Yes, well, this was government policy, right from the beginning underestimating the, the car ownership. All the time that we were busy helping the pedestrians and the cyclists and the motorists, the public transport system was struggling against an increasing car ownership and a perpetual annual loss of trade; and it was committed to meeting its operating costs against a falling market, and the only way it could do this was by fare increases. And we eventually reached a stage in the town where four women wanting to go shopping, found it was not only more convenient but cheaper to hire a taxi than to get on the bus. And we began to get a great deal of complaints – “You’ve done all these marvellous things for other forms of transportation. What about the poor old bus user?” So I was asked to investigate public transport.

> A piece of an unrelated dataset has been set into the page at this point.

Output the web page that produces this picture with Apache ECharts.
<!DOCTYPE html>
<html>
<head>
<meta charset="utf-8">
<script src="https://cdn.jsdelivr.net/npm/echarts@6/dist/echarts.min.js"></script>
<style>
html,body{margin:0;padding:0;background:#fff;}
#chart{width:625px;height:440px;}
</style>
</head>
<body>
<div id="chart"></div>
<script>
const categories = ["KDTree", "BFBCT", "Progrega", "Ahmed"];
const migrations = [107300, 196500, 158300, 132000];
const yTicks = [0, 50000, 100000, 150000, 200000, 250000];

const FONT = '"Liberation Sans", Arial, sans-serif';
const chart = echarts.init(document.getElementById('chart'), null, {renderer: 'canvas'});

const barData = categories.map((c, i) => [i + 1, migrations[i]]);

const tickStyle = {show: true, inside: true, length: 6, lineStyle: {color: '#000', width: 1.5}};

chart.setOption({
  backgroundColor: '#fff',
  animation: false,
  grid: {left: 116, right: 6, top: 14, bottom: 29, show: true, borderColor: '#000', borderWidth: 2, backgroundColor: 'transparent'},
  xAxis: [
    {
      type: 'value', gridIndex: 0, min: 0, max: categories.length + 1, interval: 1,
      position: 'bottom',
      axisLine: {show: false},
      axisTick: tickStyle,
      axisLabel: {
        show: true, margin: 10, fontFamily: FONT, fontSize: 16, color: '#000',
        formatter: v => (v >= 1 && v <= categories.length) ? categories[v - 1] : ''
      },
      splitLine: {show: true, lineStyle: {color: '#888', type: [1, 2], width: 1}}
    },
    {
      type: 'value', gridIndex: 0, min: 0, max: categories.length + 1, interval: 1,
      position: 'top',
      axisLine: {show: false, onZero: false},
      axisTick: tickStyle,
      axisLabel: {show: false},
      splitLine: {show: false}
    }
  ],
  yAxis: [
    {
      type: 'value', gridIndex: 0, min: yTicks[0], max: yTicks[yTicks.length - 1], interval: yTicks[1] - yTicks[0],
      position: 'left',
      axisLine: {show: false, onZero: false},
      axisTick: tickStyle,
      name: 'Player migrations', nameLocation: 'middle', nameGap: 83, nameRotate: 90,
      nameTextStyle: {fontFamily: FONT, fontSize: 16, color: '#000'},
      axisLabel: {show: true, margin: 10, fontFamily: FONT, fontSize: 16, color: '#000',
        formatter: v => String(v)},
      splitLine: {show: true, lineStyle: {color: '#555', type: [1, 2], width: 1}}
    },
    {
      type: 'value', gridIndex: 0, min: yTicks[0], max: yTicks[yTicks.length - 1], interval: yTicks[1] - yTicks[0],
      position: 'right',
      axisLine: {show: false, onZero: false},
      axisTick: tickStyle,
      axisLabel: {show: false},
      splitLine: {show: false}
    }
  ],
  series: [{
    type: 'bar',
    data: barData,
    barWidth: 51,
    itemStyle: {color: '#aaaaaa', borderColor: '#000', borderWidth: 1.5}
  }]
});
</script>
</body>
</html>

We were faced at that time with an original service where people paid by the distance they travelled, and this wasn’t very popular, especially when the bus services wandered all over the housing areas, which added to the mileage and added to the cost. So we said, “No, we want a new fare system.”
We introduced a flat fare and we made it less than they had been paying on average, and we had the usual reduced fares for children and old-age pensioners. We wanted a new image for the bus service, and a new name for it, and we had some delightful experiments testing new liveries out. We had buses in the town square in different coloured liveries, in fact we had one pied piper bus with one livery on one side and one on the other side, asking people which they liked, and they clearly liked the newer, brighter colours. London Country were very helpful to us on this. They provided us with one of their commercial artists who designed the liveries for us, and we found to our surprise that people chose a, a bright yellow and blue livery as against the what you might call corporation green which the buses the ordinary buses were in at that time.

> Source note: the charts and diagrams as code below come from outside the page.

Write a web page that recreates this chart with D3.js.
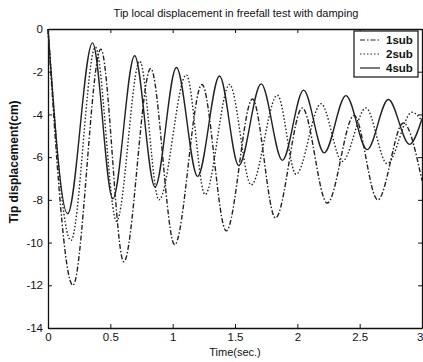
<!DOCTYPE html>
<html>
<head>
<meta charset="utf-8">
<script src="https://cdn.jsdelivr.net/npm/d3@7"></script>
<style>
  body { margin: 0; background: #fff; }
  svg { display: block; font-family: "Liberation Sans", Arial, sans-serif; }
</style>
</head>
<body>
<svg id="chart" width="423" height="362"></svg>
<script>
// values (time in s, displacement in cm), peaks and valleys
const sub1 = [[0,0],[0.2,-12.0],[0.424,-0.95],[0.608,-10.9],[0.824,-1.85],[1.016,-10.1],[1.235,-2.6],
  [1.43,-9.45],[1.64,-3.28],[1.825,-8.85],[2.04,-3.7],[2.24,-8.15],[2.455,-4.05],[2.645,-8.0],[2.85,-4.4],[3.0,-7.1]];
const sub2 = [[0,0],[0.184,-9.9],[0.38,-0.85],[0.55,-9.0],[0.736,-1.5],[0.89,-8.0],[1.11,-2.15],[1.26,-7.75],
  [1.456,-2.6],[1.63,-7.3],[1.84,-3.1],[1.99,-6.8],[2.19,-3.5],[2.36,-6.2],[2.55,-3.7],[2.72,-6.3],[2.92,-3.9],[3.0,-4.3]];
const sub4 = [[0,0],[0.157,-8.65],[0.357,-0.65],[0.52,-7.95],[0.695,-1.25],[0.858,-7.4],[1.03,-1.8],[1.2,-6.9],
  [1.376,-2.2],[1.53,-6.4],[1.71,-2.57],[1.88,-6.15],[2.05,-2.86],[2.215,-5.8],[2.39,-3.12],[2.56,-5.65],[2.73,-3.3],[2.9,-5.4],[3.0,-4.2]];

const seriesNames = ['1sub', '2sub', '4sub'];
const seriesData = [sub1, sub2, sub4];
const dashes = ['5,2,1.5,2', '1.5,2', null];

const xTicks = [0, 0.5, 1, 1.5, 2, 2.5, 3];
const yTicks = [0, -2, -4, -6, -8, -10, -12, -14];

const margin = {top: 29, right: 1, bottom: 34, left: 48};
const svg = d3.select('#chart');
const width = +svg.attr('width') - margin.left - margin.right;
const height = +svg.attr('height') - margin.top - margin.bottom;

const g = svg.append('g')
  .attr('transform', `translate(${margin.left},${margin.top})`);

const x = d3.scaleLinear().domain([0, 3]).range([0, width]);
const y = d3.scaleLinear().domain([-14, 0]).range([height, 0]);

const fmt = d => String(d);

// box with inward ticks, matlab style
const xAxis = g.append('g')
  .attr('transform', `translate(0,${height})`)
  .call(d3.axisBottom(x).tickValues(xTicks).tickFormat(fmt).tickSizeInner(-4).tickSizeOuter(0).tickPadding(5));
g.append('g')
  .call(d3.axisTop(x).tickValues(xTicks).tickFormat('').tickSizeInner(-4).tickSizeOuter(0));
g.append('g')
  .call(d3.axisLeft(y).tickValues(yTicks).tickFormat(fmt).tickSizeInner(-4).tickSizeOuter(0).tickPadding(5));
g.append('g')
  .attr('transform', `translate(${width},0)`)
  .call(d3.axisRight(y).tickValues(yTicks).tickFormat('').tickSizeInner(-4).tickSizeOuter(0));

g.selectAll('.domain').attr('stroke', '#111').attr('stroke-width', 1.3);
g.selectAll('.tick line').attr('stroke', '#111');
g.selectAll('.tick text').attr('font-size', 11.5).attr('fill', '#111')
  .attr('font-family', '"Liberation Sans", Arial, sans-serif');
// last label sits on the window edge
xAxis.selectAll('.tick text').filter(d => d === 3).attr('text-anchor', 'end').attr('dx', 1);

const line = d3.line()
  .x(d => x(d[0]))
  .y(d => y(d[1]))
  .curve(d3.curveMonotoneX);

g.selectAll('.series')
  .data(seriesData)
  .join('path')
  .attr('class', 'series')
  .attr('d', line)
  .attr('fill', 'none')
  .attr('stroke', '#222')
  .attr('stroke-width', 1.4)
  .attr('stroke-dasharray', (d, i) => dashes[i]);

// title and axis labels
svg.append('text')
  .attr('x', 236).attr('y', 17)
  .attr('text-anchor', 'middle')
  .attr('font-size', 11)
  .attr('fill', '#111')
  .text('Tip local displacement in freefall test with damping');

svg.append('text')
  .attr('x', 235).attr('y', 356)
  .attr('text-anchor', 'middle')
  .attr('font-size', 11)
  .attr('fill', '#111')
  .text('Time(sec.)');

svg.append('text')
  .attr('transform', 'translate(18,162) rotate(-90)')
  .attr('text-anchor', 'middle')
  .attr('font-size', 12)
  .attr('font-weight', 'bold')
  .attr('fill', '#111')
  .text('Tip displacement(cm)');

// legend
const legend = svg.append('g').attr('transform', 'translate(354,31)');
legend.append('rect')
  .attr('width', 64).attr('height', 46)
  .attr('fill', '#fff').attr('stroke', '#111').attr('stroke-width', 1.2);
const items = legend.selectAll('.item')
  .data(seriesNames)
  .join('g')
  .attr('class', 'item')
  .attr('transform', (d, i) => `translate(0,${9 + i * 14})`);
items.append('line')
  .attr('x1', 6).attr('x2', 26)
  .attr('stroke', '#222').attr('stroke-width', 1.2)
  .attr('stroke-dasharray', (d, i) => dashes[i]);
items.append('text')
  .attr('x', 32).attr('dy', '0.35em')
  .attr('font-size', 11.5)
  .attr('font-weight', 'bold')
  .attr('fill', '#111')
  .text(d => d);
</script>
</body>
</html>
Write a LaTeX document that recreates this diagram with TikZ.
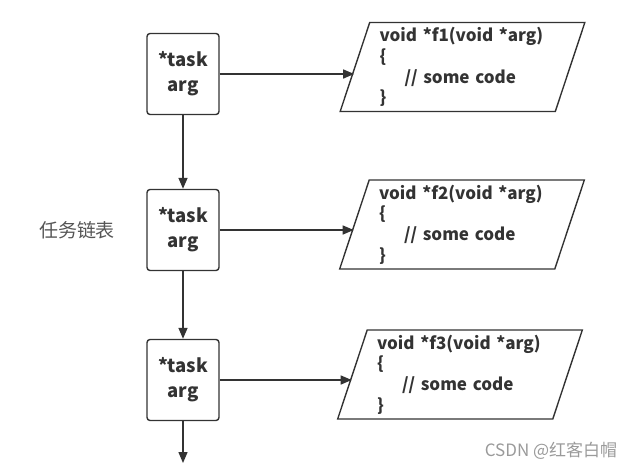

And we wanted a new name for the service. We spent a long time in committee with the bus operator trying to decide on, on a new name. We couldn’t agree on a name, and we had an independent researcher monitoring all that we were doing at that time, and he said to us out of the blue, “Well, I think you’ve got to have courage in your convictions. You keep talking about creating a super bus service: I think you should call it Superbus.”
So with our hearts in our mouths, that’s what we did, and we introduced the new name and the new livery, and then we went round the bus service and tried to tidy up the, the bus stops and provide shelters and do one or two things like that. And with the new flat rate fare, the new name, the new livery we found that in another three month period, the ridership rose again by a further 21 per cent, having now risen for something like 17,500 people trips per week to something over 25,000 trips per week. And of course at this stage everybody was getting interested in the bus service.